◆ **EXERCISE PROMPT**:
The listing below contains a span that opens with the line containing "Output the Python" and closes with the line containing "ax.spines[s].set_linewidth(1.0)". Return that span exactly.

◆ **INPUT**:
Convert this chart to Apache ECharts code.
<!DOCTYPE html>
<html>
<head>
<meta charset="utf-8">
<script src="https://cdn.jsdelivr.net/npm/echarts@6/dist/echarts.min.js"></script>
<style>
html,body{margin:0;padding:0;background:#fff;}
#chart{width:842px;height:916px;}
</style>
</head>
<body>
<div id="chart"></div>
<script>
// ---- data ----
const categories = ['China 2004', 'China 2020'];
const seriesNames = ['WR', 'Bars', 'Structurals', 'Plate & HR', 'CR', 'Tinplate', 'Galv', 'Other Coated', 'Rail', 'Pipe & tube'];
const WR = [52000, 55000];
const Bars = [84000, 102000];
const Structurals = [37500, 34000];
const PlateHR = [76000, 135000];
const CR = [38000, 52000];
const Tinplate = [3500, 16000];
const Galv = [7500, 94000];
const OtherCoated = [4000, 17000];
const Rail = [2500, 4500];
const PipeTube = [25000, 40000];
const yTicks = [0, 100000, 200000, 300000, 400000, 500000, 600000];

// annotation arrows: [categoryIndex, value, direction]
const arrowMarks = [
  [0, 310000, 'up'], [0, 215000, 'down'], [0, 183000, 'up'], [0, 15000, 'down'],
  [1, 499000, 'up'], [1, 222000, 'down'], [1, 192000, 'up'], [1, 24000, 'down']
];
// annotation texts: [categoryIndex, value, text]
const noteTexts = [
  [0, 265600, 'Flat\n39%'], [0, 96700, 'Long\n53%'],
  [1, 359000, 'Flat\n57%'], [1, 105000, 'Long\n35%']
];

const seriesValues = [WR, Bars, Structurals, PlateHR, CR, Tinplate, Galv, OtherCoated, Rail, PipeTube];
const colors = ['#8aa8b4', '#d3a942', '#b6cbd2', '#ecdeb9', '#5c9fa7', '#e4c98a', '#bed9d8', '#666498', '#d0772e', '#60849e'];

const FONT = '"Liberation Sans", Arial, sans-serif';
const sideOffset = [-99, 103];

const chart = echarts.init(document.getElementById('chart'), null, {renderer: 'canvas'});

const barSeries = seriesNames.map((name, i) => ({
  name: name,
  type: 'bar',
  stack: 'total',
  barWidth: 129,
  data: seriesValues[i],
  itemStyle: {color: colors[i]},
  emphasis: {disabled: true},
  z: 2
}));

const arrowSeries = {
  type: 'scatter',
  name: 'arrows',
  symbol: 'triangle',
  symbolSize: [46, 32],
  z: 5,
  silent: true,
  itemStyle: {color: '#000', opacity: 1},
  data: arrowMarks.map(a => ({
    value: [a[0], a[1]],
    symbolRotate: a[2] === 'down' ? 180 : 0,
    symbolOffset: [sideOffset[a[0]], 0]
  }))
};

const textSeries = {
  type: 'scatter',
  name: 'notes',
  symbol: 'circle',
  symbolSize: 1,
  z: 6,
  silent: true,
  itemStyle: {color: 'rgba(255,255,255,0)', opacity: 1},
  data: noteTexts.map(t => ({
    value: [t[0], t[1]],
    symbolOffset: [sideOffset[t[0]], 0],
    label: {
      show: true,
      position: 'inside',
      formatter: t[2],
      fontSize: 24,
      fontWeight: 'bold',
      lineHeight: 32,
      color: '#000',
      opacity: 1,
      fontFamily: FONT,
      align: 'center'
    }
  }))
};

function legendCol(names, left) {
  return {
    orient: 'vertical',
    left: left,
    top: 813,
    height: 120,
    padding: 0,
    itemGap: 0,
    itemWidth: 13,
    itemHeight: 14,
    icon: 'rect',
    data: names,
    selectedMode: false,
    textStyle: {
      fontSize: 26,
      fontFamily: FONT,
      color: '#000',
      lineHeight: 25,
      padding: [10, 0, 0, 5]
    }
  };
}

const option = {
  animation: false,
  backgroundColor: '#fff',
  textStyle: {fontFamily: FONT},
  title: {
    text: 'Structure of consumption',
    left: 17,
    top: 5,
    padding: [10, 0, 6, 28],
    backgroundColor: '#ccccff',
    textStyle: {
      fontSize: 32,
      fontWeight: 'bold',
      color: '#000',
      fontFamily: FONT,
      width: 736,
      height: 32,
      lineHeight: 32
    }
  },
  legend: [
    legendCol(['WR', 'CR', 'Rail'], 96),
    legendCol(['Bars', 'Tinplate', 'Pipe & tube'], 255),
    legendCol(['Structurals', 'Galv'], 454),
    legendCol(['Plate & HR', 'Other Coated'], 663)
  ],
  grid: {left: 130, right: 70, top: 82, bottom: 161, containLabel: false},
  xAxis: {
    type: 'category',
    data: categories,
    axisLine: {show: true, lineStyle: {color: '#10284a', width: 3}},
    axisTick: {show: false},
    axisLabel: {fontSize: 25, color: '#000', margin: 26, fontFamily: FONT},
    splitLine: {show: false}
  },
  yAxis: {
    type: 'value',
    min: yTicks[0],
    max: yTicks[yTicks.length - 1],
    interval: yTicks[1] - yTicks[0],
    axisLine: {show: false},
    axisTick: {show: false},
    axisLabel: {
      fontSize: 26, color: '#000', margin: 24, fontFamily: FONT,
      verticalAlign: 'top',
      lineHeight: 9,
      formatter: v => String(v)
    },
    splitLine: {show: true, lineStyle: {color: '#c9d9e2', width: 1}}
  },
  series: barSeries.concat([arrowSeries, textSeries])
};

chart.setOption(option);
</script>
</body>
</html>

--

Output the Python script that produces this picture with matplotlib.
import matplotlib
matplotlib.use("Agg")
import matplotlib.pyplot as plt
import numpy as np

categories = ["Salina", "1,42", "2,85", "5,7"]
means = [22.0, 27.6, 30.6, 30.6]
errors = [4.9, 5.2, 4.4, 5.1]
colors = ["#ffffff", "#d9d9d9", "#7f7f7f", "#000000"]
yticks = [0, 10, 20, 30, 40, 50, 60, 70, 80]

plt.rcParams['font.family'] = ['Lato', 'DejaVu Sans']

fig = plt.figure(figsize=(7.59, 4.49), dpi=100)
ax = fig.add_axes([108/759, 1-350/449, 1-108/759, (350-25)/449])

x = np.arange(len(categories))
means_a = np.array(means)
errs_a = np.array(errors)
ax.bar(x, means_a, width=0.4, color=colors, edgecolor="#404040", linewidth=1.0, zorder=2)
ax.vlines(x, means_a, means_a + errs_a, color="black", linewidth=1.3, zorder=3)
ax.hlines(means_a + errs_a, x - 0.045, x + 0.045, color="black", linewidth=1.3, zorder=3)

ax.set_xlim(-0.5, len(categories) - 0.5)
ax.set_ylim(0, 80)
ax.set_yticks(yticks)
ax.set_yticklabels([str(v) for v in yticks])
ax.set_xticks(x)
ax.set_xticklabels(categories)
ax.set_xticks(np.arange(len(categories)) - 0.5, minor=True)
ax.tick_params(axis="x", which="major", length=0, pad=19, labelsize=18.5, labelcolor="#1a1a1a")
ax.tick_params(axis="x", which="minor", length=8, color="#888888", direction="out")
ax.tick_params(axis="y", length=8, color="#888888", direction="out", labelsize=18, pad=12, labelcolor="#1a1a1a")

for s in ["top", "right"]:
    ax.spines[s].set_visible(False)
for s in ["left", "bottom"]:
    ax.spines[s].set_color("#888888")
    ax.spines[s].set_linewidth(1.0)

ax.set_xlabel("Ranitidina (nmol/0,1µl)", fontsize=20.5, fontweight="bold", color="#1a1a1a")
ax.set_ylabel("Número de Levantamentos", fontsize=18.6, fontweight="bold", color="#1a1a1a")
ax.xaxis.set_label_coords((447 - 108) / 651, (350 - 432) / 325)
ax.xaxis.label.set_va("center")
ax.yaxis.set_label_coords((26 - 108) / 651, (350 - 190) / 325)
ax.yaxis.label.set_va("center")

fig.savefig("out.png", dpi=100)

◆ **WRITTEN SOLUTION**:
Output the Python script that produces this picture with matplotlib.
import matplotlib
matplotlib.use("Agg")
import matplotlib.pyplot as plt
import numpy as np

categories = ["Salina", "1,42", "2,85", "5,7"]
means = [22.0, 27.6, 30.6, 30.6]
errors = [4.9, 5.2, 4.4, 5.1]
colors = ["#ffffff", "#d9d9d9", "#7f7f7f", "#000000"]
yticks = [0, 10, 20, 30, 40, 50, 60, 70, 80]

plt.rcParams['font.family'] = ['Lato', 'DejaVu Sans']

fig = plt.figure(figsize=(7.59, 4.49), dpi=100)
ax = fig.add_axes([108/759, 1-350/449, 1-108/759, (350-25)/449])

x = np.arange(len(categories))
means_a = np.array(means)
errs_a = np.array(errors)
ax.bar(x, means_a, width=0.4, color=colors, edgecolor="#404040", linewidth=1.0, zorder=2)
ax.vlines(x, means_a, means_a + errs_a, color="black", linewidth=1.3, zorder=3)
ax.hlines(means_a + errs_a, x - 0.045, x + 0.045, color="black", linewidth=1.3, zorder=3)

ax.set_xlim(-0.5, len(categories) - 0.5)
ax.set_ylim(0, 80)
ax.set_yticks(yticks)
ax.set_yticklabels([str(v) for v in yticks])
ax.set_xticks(x)
ax.set_xticklabels(categories)
ax.set_xticks(np.arange(len(categories)) - 0.5, minor=True)
ax.tick_params(axis="x", which="major", length=0, pad=19, labelsize=18.5, labelcolor="#1a1a1a")
ax.tick_params(axis="x", which="minor", length=8, color="#888888", direction="out")
ax.tick_params(axis="y", length=8, color="#888888", direction="out", labelsize=18, pad=12, labelcolor="#1a1a1a")

for s in ["top", "right"]:
    ax.spines[s].set_visible(False)
for s in ["left", "bottom"]:
    ax.spines[s].set_color("#888888")
    ax.spines[s].set_linewidth(1.0)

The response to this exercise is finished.